Crate vid_dup_finder_lib

Expand description

Overview

vid_dup_finder_lib is a library for creating perceptual hashes of video files and using those hashes to find duplicates.

How it works

The library generates hashes from the following information:

Video duration
The discrete cosine transform of ten frames from the first 30 seconds (the “spatial” component);
The change in magnitude of each frequency component of ten frames from the first 30 seconds (the “temporal” component)

Therefore, this library will find videos which for a given tolerance “look the same”, “have the same movement” and “have the same length”

High Level API

First provide the paths to a set of video files and turn them into hashes Then, use one of the duplicate detection functions to discover which videos are duplicates of each other.

use vid_dup_finder_lib::VideoHash;
use vid_dup_finder_lib::NormalizedTolerance;

// Paths to some vids to search for duplicates.
// Let's assume the first two videos are duplicates and the third is unrelated.
let vids = [dup_vid_path_1, dup_vid_path_2, other_vid_path];
let hashes = vids.iter().map(VideoHash::from_path).map(Result::unwrap);

//Perform the search. dup_groups will detect the two duplicate videos
let tolerance = NormalizedTolerance::default();
let dup_groups = vid_dup_finder_lib::search(hashes, tolerance);
assert_eq!(dup_groups.len(), 1);
assert_eq!(dup_groups[0].len(), 2);

Search functions

The following search functions are available:

To find all duplicate videos within a set: crate::search
To find all duplicate videos using a set of reference videos: crate::search_with_references

To generate the hashes this library must decode the first 30 seconds of each video it processes if there are a lot of viedos this takes a very long time. There is a companion crate called video_hash_filesystem_cache which will store caches on disk in between searches, reducing the amount of time spent loading videos.

Limitations

The library is specifically designed to find near-duplicate videos (i.e ones that have not been significantly edited). Many transformations are capable of defeating it, such as rotation/flipping, watermarking, or time-offsetting.
However if the transformations are minor (a faint watermark, a small crop etc) then this library should still detect duplicate videos.

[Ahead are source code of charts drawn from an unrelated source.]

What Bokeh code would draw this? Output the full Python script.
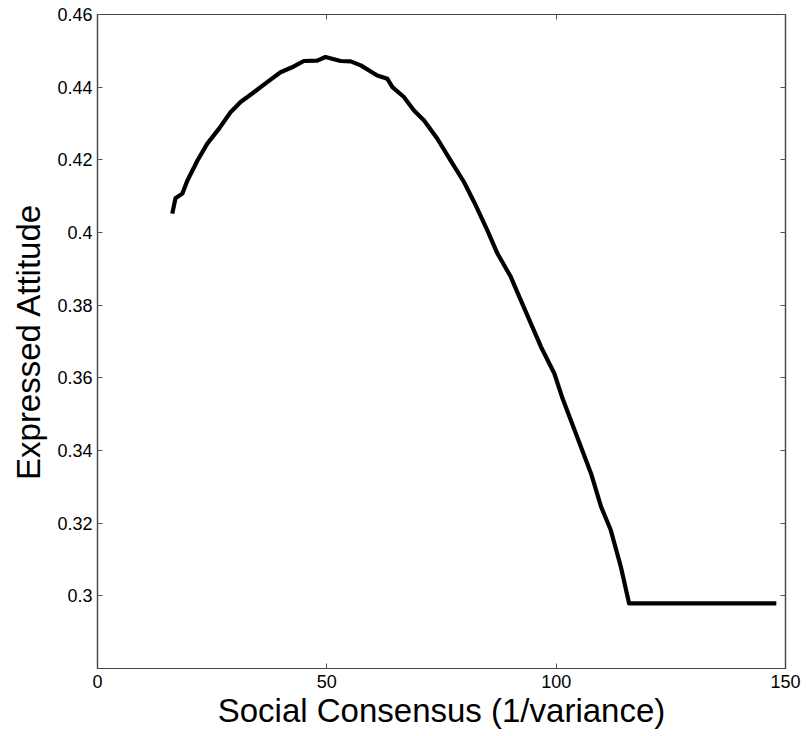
from bokeh.plotting import figure
from bokeh.models import LinearAxis, FixedTicker, Range1d
from bokeh.embed import file_html
from bokeh.resources import INLINE

# Expressed attitude as a function of social consensus (1/variance)
consensus = [16.3, 17.0, 18.5, 19.6, 21.8, 23.9, 26.5, 29.0, 31.2, 34.1,
             37.0, 39.9, 42.8, 45.0, 47.9, 49.7, 53.0, 55.2, 57.4, 61.0,
             63.2, 64.3, 66.8, 69.0, 71.2, 74.1, 77.0, 79.9, 82.1, 85.0,
             87.2, 90.1, 92.3, 94.5, 96.7, 99.6, 101.4, 103.2, 107.6, 109.8,
             111.9, 114.1, 115.9, 148.0]
attitude = [0.4052, 0.4094, 0.4107, 0.4143, 0.4198, 0.4244, 0.4286, 0.4331, 0.4359, 0.4386,
            0.4414, 0.4441, 0.4457, 0.4472, 0.4473, 0.4483, 0.4472, 0.4471, 0.4460, 0.4432,
            0.4423, 0.4400, 0.4373, 0.4336, 0.4308, 0.4258, 0.4198, 0.4139, 0.4084, 0.4006,
            0.3942, 0.3878, 0.3813, 0.3749, 0.3685, 0.3612, 0.3543, 0.3483, 0.3337, 0.3245,
            0.3181, 0.3080, 0.2979, 0.2979]

x_ticks = [0, 50, 100, 150]
x_tick_labels = ["0", "50", "100", "150"]
y_ticks = [0.30, 0.32, 0.34, 0.36, 0.38, 0.40, 0.42, 0.44, 0.46]
y_tick_labels = ["0.3", "0.32", "0.34", "0.36", "0.38", "0.4", "0.42", "0.44", "0.46"]

FONT = "Liberation Sans"

p = figure(width=806, height=736, output_backend="svg", toolbar_location=None,
           x_range=Range1d(0, 150), y_range=Range1d(0.28, 0.46),
           x_axis_label="Social Consensus (1/variance)",
           y_axis_label="Expressed Attitude",
           min_border_left=97, min_border_right=21,
           min_border_top=14, min_border_bottom=68)

p.line(consensus, attitude, line_color="black", line_width=4.2, line_join="round")

p.grid.visible = False
p.outline_line_color = "#222222"
p.outline_line_width = 1.2
p.background_fill_color = "white"
p.border_fill_color = "white"

xt = FixedTicker(ticks=x_ticks)
yt = FixedTicker(ticks=y_ticks)

def style(ax, ticker, labels=None):
    ax.ticker = ticker
    ax.major_tick_in = 5
    ax.major_tick_out = 0
    ax.minor_tick_line_color = None
    ax.major_tick_line_color = "#555555"
    ax.axis_line_color = "#444444"
    ax.axis_line_width = 1.2
    if labels is None:
        # mirrored box axis: ticks only, labels are not painted
        ax.major_label_text_color = None
        ax.major_label_text_font_size = "1px"
        ax.major_label_standoff = 0
    else:
        ax.major_label_overrides = labels
        ax.major_label_text_font = FONT
        ax.major_label_text_font_size = "18px"
        ax.major_label_text_color = "black"

style(p.xaxis[0], xt, dict(zip(x_ticks, x_tick_labels)))
style(p.yaxis[0], yt, dict(zip(y_ticks, y_tick_labels)))
p.xaxis[0].major_label_standoff = 6
p.yaxis[0].major_label_standoff = 5

for ax in (p.xaxis[0], p.yaxis[0]):
    ax.axis_label_text_font = FONT
    ax.axis_label_text_font_size = "33px"
    ax.axis_label_text_font_style = "normal"
    ax.axis_label_text_color = "black"
p.xaxis[0].axis_label_standoff = 1
p.yaxis[0].axis_label_standoff = 7

right = LinearAxis()
style(right, yt)
p.add_layout(right, "right")
top = LinearAxis()
style(top, xt)
p.add_layout(top, "above")

open("out.html", "w").write(file_html(p, INLINE))
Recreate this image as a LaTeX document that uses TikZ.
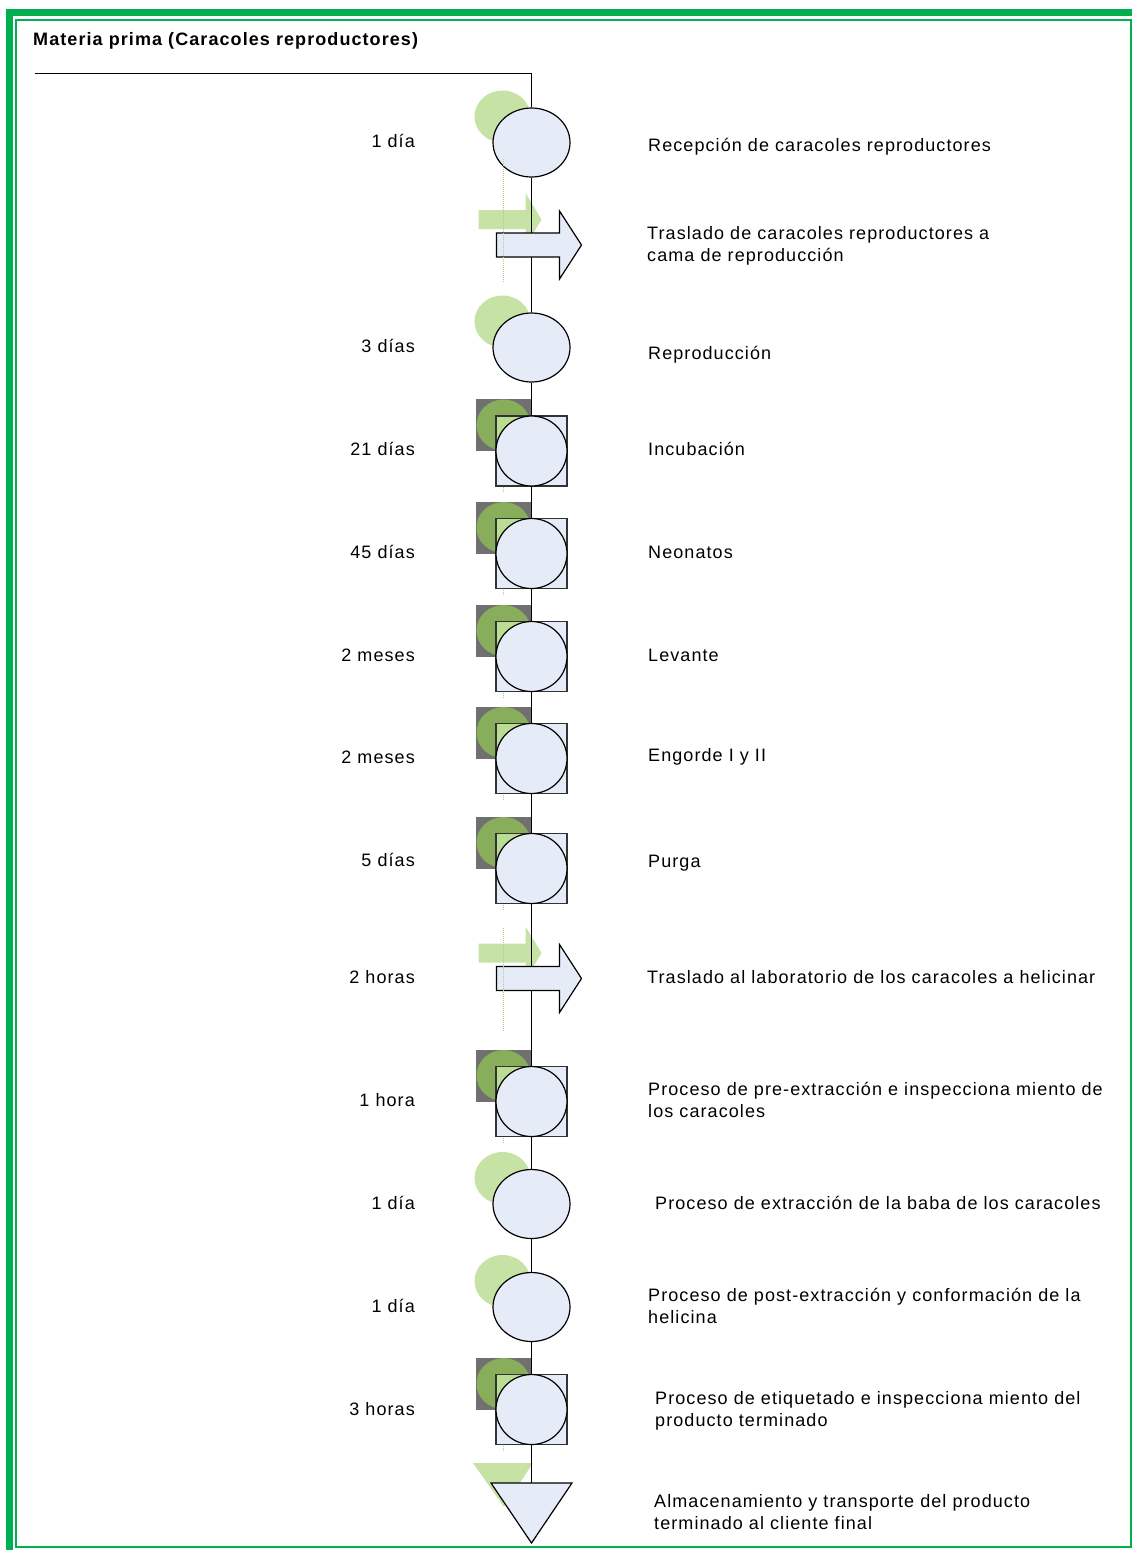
\documentclass[tikz,border=0pt]{standalone}
\usepackage{fontspec}
\setmainfont{Liberation Sans}[LetterSpace=6]
\usetikzlibrary{shapes.geometric}
\definecolor{bluef}{HTML}{E6ECF7}
\definecolor{shlight}{HTML}{C6E3A5}
\definecolor{shmid}{HTML}{88AE5C}
\definecolor{shgray}{HTML}{707070}
\definecolor{shcorner}{HTML}{B9DE93}
\definecolor{grnframe}{HTML}{00B050}
\definecolor{dotc}{HTML}{A9D18E}
\pgfdeclarelayer{bg}
\pgfdeclarelayer{mid}
\pgfsetlayers{bg,mid,main}
\tikzset{
  sym/.style={draw=black, line width=1.2pt, fill=bluef},
  lbl/.style={anchor=base east, inner sep=0pt},
  desc/.style={anchor=base west, inner sep=0pt, align=left},
  dotline/.style={draw=dotc, line width=1pt, dash pattern=on 1pt off 1pt},
  circsym/.pic={
    \begin{pgfonlayer}{bg}
      \fill[shlight] (-29,-26) ellipse [x radius=28, y radius=26];
    \end{pgfonlayer}
    \node[sym, ellipse, minimum width=77pt, minimum height=69pt, inner sep=0pt] (-s) at (0,0) {};
  },
  sqsym/.pic={
    \begin{pgfonlayer}{bg}
      \fill[shgray] (-55.5,-52) rectangle (-0.5,0);
      \fill[shmid] (-28,-26) ellipse [x radius=27, y radius=25.5];
    \end{pgfonlayer}
    \node[sym, draw=black!80, minimum width=71pt, minimum height=70pt, inner sep=0pt] (-s) at (0,0) {};
    \begin{scope}
      \clip (-35,-34.5) rectangle (35,34.5);
      \fill[shcorner] (-28,-26) ellipse [x radius=27, y radius=25.5];
    \end{scope}
    \draw[line width=1.2pt, draw=black!80] (-35.5,-35) rectangle (35.5,35);
    \draw[sym] (0,0) ellipse [x radius=35.5, y radius=35];
    \draw[dotline] (-28,36) -- (-28,41);
  },
  arrsym/.pic={
    \begin{pgfonlayer}{bg}
      \fill[shlight] (-53,-35) -- (-6,-35) -- (-6,-52) -- (10,-25.5) -- (-6,1) -- (-6,-16) -- (-53,-16) -- cycle;
    \end{pgfonlayer}
    \filldraw[sym] (-35,-12) -- (28,-12) -- (28,-34) -- (50,0) -- (28,34) -- (28,12) -- (-35,12) -- cycle;
    \coordinate (-s) at (0,0);
  },
  trisym/.pic={
    \begin{pgfonlayer}{bg}
      \fill[shlight] (-58.5,-20) -- (1.5,-20) -- (-27.5,24) -- cycle;
    \end{pgfonlayer}
    \filldraw[sym] (-40.5,0) -- (40.5,0) -- (0,60) -- cycle;
    \coordinate (-s) at (0,0);
  }
}
\begin{document}
\begin{tikzpicture}[x=1pt,y=-1pt,font=\fontsize{18}{22}\selectfont]
\useasboundingbox (0,0) rectangle (1132,1550);
% frame
\draw[grnframe, line width=7pt] (9.5,12.5) rectangle (1150,1570);
\draw[grnframe, line width=2pt] (16,20) rectangle (1131,1547);

\node[anchor=base west, inner sep=0pt, font=\bfseries\fontsize{18}{22}\selectfont] (title) at (33,45) {Materia prima (Caracoles reproductores)};

\coordinate (start) at (35,73.5);
\coordinate (corner) at (531.5,73.5);

% symbols
\pic (r1) at (531.5,142.5) {circsym};
\pic (r2) at (531.5,245) {arrsym};
\pic (r3) at (531.5,347.5) {circsym};
\pic (r4) at (531.5,451) {sqsym};
\pic (r5) at (531.5,553.5) {sqsym};
\pic (r6) at (531.5,656.5) {sqsym};
\pic (r7) at (531.5,758.5) {sqsym};
\pic (r8) at (531.5,868.5) {sqsym};
\pic (r9) at (531.5,978.5) {arrsym};
\pic (r10) at (531.5,1101.5) {sqsym};
\pic (r11) at (531.5,1204) {circsym};
\pic (r12) at (531.5,1307) {circsym};
\pic (r13) at (531.5,1409.5) {sqsym};
\pic (r14) at (531.5,1483) {trisym};

% main flow line
\begin{pgfonlayer}{mid}
\draw[line width=1pt] (start) -- (corner) -- (r1-s) -- (r2-s) -- (r3-s) -- (r4-s) -- (r5-s) -- (r6-s) -- (r7-s) -- (r8-s) -- (r9-s) -- (r10-s) -- (r11-s) -- (r12-s) -- (r13-s) -- (r14-s);
\end{pgfonlayer}

% faint dotted guides
\coordinate (d1a) at (503,159);
\coordinate (d1b) at (503,282);
\coordinate (d2a) at (503,928);
\coordinate (d2b) at (503,1032);
\draw[dotline] (d1a) -- (d1b);
\draw[dotline] (d2a) -- (d2b);

% left labels
\node[lbl] (l1) at (415,147) {1 día};
\node[lbl] (l3) at (415,352) {3 días};
\node[lbl] (l4) at (415,455) {21 días};
\node[lbl] (l5) at (415,558) {45 días};
\node[lbl] (l6) at (415,661) {2 meses};
\node[lbl] (l7) at (415,763) {2 meses};
\node[lbl] (l8) at (415,866) {5 días};
\node[lbl] (l9) at (415,983) {2 horas};
\node[lbl] (l10) at (415,1106) {1 hora};
\node[lbl] (l11) at (415,1209) {1 día};
\node[lbl] (l12) at (415,1312) {1 día};
\node[lbl] (l13) at (415,1415) {3 horas};

% descriptions (base anchor = baseline of the last line)
\node[desc] (t1) at (648,151) {Recepción de caracoles reproductores};
\node[desc] (t2) at (647,261) {Traslado de caracoles reproductores a\\cama de reproducción};
\node[desc] (t3) at (648,359) {Reproducción};
\node[desc] (t4) at (648,455) {Incubación};
\node[desc] (t5) at (648,558) {Neonatos};
\node[desc] (t6) at (648,661) {Levante};
\node[desc] (t7) at (648,761) {Engorde I y II};
\node[desc] (t8) at (648,867) {Purga};
\node[desc] (t9) at (647,983) {Traslado al laboratorio de los caracoles a helicinar};
\node[desc] (t10) at (648,1117) {Proceso de pre-extracción e inspecciona miento de\\los caracoles};
\node[desc] (t11) at (655,1209) {Proceso de extracción de la baba de los caracoles};
\node[desc] (t12) at (648,1323) {Proceso de post-extracción y conformación de la\\helicina};
\node[desc] (t13) at (655,1426) {Proceso de etiquetado e inspecciona miento del\\producto terminado};
\node[desc] (t14) at (654,1529) {Almacenamiento y transporte del producto\\terminado al cliente final};
\end{tikzpicture}
\end{document}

Because the aim of this library is to find near-duplicates, the temporal and spatial hashes are generated from the first 30 seconds of video content. This saves time

Because this library is designed to detect near duplicates it only looks at the first 30 seconds of any video. Therefore it is completely incapable of detecting if one video is a portion of another. For example you cannot use it to detect a duplicate scene from an entire movie.

This library is will not defeat “classic” methods of hiding duplicates, such as horizontal mirroring, changing playback speed, or embedding video content in the corner of a static frame.

todo: The concepts in this library can be extended to be able to detect the subset-videos described above

False Positives

Because this library only checks the first 30 seconds of each video, if two videos are the same length and share the first 30 seconds of video content, they will be reported as a false match. This may occur for TV shows which contain opening credits.

Prerequisites

This crate calls Ffmpeg from the command line. You must make Ffmpeg and Ffprobe available on the command line, for example:

Debian-based systems: # apt-get install ffmpeg
Yum-based systems: # yum install ffmpeg
Windows:
1. Download the correct installer from https://ffmpeg.org/download.html
2. Run the installer and install ffmpeg to any directory
3. Add the directory into the PATH environment variable

Unfortunately this requirement exists due to technical reasons (no documented, and memory-leak-free bindings exist to ffmpeg and/or gstreamer) and licensing reasons (statically linking to Ffmpeg may introduce additional transitive licensing requirements on end users of this library),

Structs

MatchGroup

A group of duplicate videos detected by crate::search or crate::search_with_references.

NormalizedDistance

The distance between two VideoHashes, in the range 0..=1

NormalizedTolerance

Tolerance to be applied when searching for duplicates.

RawDistance

The distance between two VideoHash objects.

VideoHash

A hash of a video file, used for video duplicate detection. The hash contains information about the first 30 seconds of a video, and also the duration. Searches will use these data to determine similarity.

Enums

HashCreationErrorKind

Error type for the various reasons why a VideoHash could not be created from a video file.

Functions

search

Search for duplicates within the given hashes, within the given tolerance. Returns groups for all the matching videos. Each group may have multiple entries if multiple videos are duplicates of each other.

search_with_references

Given a set of ‘reference’ videos, search new_hashes for all duplicate videos. Returns a set of groups, one group for each reference video that was matched.